「野火」「斬、」の塚本晋也監督が、終戦直後の闇市を舞台に絶望と闇を抱えながら生きる人々の姿を描いたドラマ。
焼け残った小さな居酒屋に1人で住む女は、体を売ることを斡旋され、絶望から抗うこともできずに日々をやり過ごしていた。そんなある日、空襲で家族を失った子どもが、女の暮らす居酒屋へ食べ物を盗みに入り込む。それ以来、子どもはそこに入り浸るようになり、女は子どもとの交流を通してほのかな光を見いだしていく。
「生きてるだけで、愛。」の趣里が主人公の女を繊細かつ大胆に演じ、片腕が動かない謎の男役で森山未來、戦争孤児役で「ラーゲリより愛を込めて」の子役・塚尾桜雅、復員した若い兵士役で「スペシャルアクターズ」の河野宏紀が共演。2023年・第80回ベネチア国際映画祭オリゾンティ部門に出品され、優れたアジア映画に贈られるNETPAC賞(最優秀アジア映画賞)を受賞した。
2023年製作/95分/G/日本 映画.comより転載
戦争が終わっても人々の体や心から戦争の傷痕は消えない、生き延びたとしても生きながら人生が終わってしまった人たちもいる。
戦争はどうやって始まったのか、どうやって終わったのか、悲惨な敗戦、ボロボロの国民、その原因はどこにあったのか。
わずかに日本軍は加害者であったということは描かれている、でもそれはわずかだ。
それでも従来のように、国を守るため、愛する人たちを守るためというきれいごとだけを描いているわけではない。
ちょっと話がそれますが、敗戦時日本はボロボロだった、国民は本作で描かれるように悲惨な状態だった、戦争の責任はどこに。追及はされた、そしてA級戦犯と判決を受けた人たちがいる、その中の一人の末裔が後年日本をボロボロにした、その後遺症が腐臭を発しているのが今の政界だ、そしてその人物を熱狂的に支持した人たち、無関心な人たち、その人たちも今現在の日本の戦犯と言えると思う。
つまりは戦時は未だに続いている、そして世界はどんどん不穏な状態になっている、先行き不透明だ。
映画に戻ると、前半は戦争で夫も子供も失くしたと思われる女、焼け残った飲み屋で酒と体を売って暮らしている、ここまで堕ちたのは絶望しか残されていなかったからだろう。若い復員兵と戦災孤児の少年が出入りし始め、肩を寄せ合って暮らすかに見えたが復員兵は心を病んで闇に堕ち、彼らの関係は、崩壊する。

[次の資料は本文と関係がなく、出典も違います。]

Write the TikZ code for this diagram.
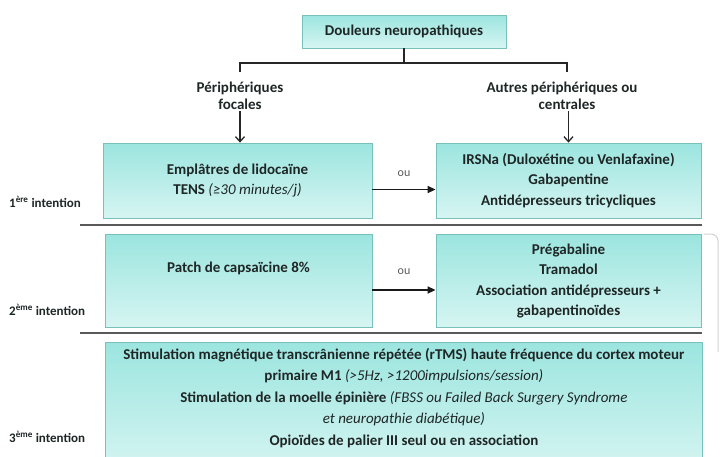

後半、少年は別の復員兵と出会い彼の手伝いをすることになる、復員兵の目的とは復讐だろうけれど、それで彼は救われるのか、そんなはずはない。
女も男も絶望からは逃れられない。
しかし、国民はたくましく、少しずつであるが復興の途につきつつある、人は弱いものでもあるが強いものでもある、これは少年の物語だ、生きる力が復活しつつある闇市で少年は自分の人生を切り開いていくであろう、少年には日本国民が投影されているのでしょう(飲み屋の女と後半の復員兵の屍を超えて、というところあり)。
映画は前半の趣里さんパート、後半森山未來さんパートとなっていますが、お二人とも演技が舞台的というか、インパクトはあるのですが不自然なところを感じ、描きたいのは少年の物語という主題が薄れてしまったのは残念。